Estoy convencida de que, al leer el título de mi editorial de hoy, varias personas que fueron testigos de lo que quiero compartirles, y que son lectores diarios de periodicorociero.es – Periódico digital rociero, van a sentir un escalofrío por el cuerpo, igual que lo siento yo al recordar uno de esos episodios que, a veces, de manera gratuita, porque Dios lo quiere así, suceden para darnos una enorme lección.
Hace unos catorce o quince años, aproximadamente, disfrutando de un hermoso día de Semana Santa, soleado, con el cielo despejado por completo, una temperatura agradable durante el día, que descendió algo cuando empezó a oscurecer, en uno de los días grandes de la semana mayor jerezana, el miércoles santo, callejeábamos para disfrutar de estampas privilegiadas que nos brinda el conjunto de una cofradía en la calle.
Después de mucho andar, viendo una y otra salida, queriéndolo ver todo, terminamos por aguardar en el palco el paso de cada Hermandad.
Tranquilamente, sin prisas, nos levantábamos cuando se acercaba una Cruz de guía, volvíamos a sentarnos, comentábamos la hermosura de ésta o aquella túnica, la sencillez y la elegancia de un cortejo, la alegría de una capa abierta al son del viento… De pronto se hizo el silencio. Justo en el palco de al lado, un niño de no más de tres años, reclamó la atención de sus mayores y dijo: “Mamá, huele a Dios”. El silencio se hizo más profundo, y las miradas entre quienes allí estábamos se volvieron cómplices, queriendo saber captar cuánto había detrás de la frase que había pronunciado la voz sencilla de un niño, que le había nacido de lo más hondo del corazón.
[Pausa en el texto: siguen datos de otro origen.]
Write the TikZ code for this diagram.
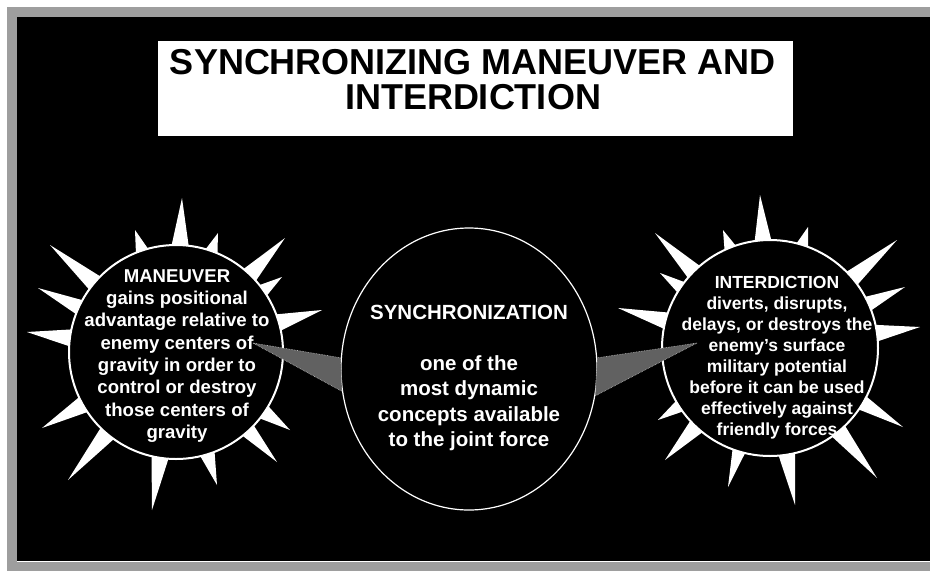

El incienso parecía no quererse ir, más bien traía y llevaba su aroma, rodeándonos, anunciándonos lo que un niño sabía y nosotros no habíamos visto.
Y sí, en poco tiempo llegó Dios, caído con su cruz a cuesta, arrodillado y con la cabeza girada justo hacia donde nosotros estábamos. El capataz dio la orden a los hombres de las trabajaderas de que pararan allí, donde el respeto y el silencio dolían hasta la médula. El niño, en brazos de su madre, rompió el silencio y, se escuchó una voz que casi no le salía del cuerpo: “¿Lo ves, mamá? Te lo dije, que olía a Él”.
Desde aquel día, cuando veo este paso por las calles de mi tierra, recuerdo a ese niño de pelo castaño y ojos grandes, que me alertó de la presencia del Señor y le pido siempre que me ayude a reconocer su olor, a que sea tan cotidiano a mí que sea capaz de reconocerlo en medio de todo y de todos.
Cuando parece que las cosas no salen como yo quiero, cuando hay demasiado ruido en mi vida, cuando las alegrías me visitan para darme una tregua, cuando mis esperanzas se ven culminadas… Acudo como aquel niño a los brazos de mi gran amor, mi Madre, la Virgen del Rocío, y le digo que me enseñe a oler el aroma de Dios, que me haga estar abierta a su presencia omnipotente y única y que si alguna vez perdiera el rumbo, Ella me alerte de que jamás me abandona.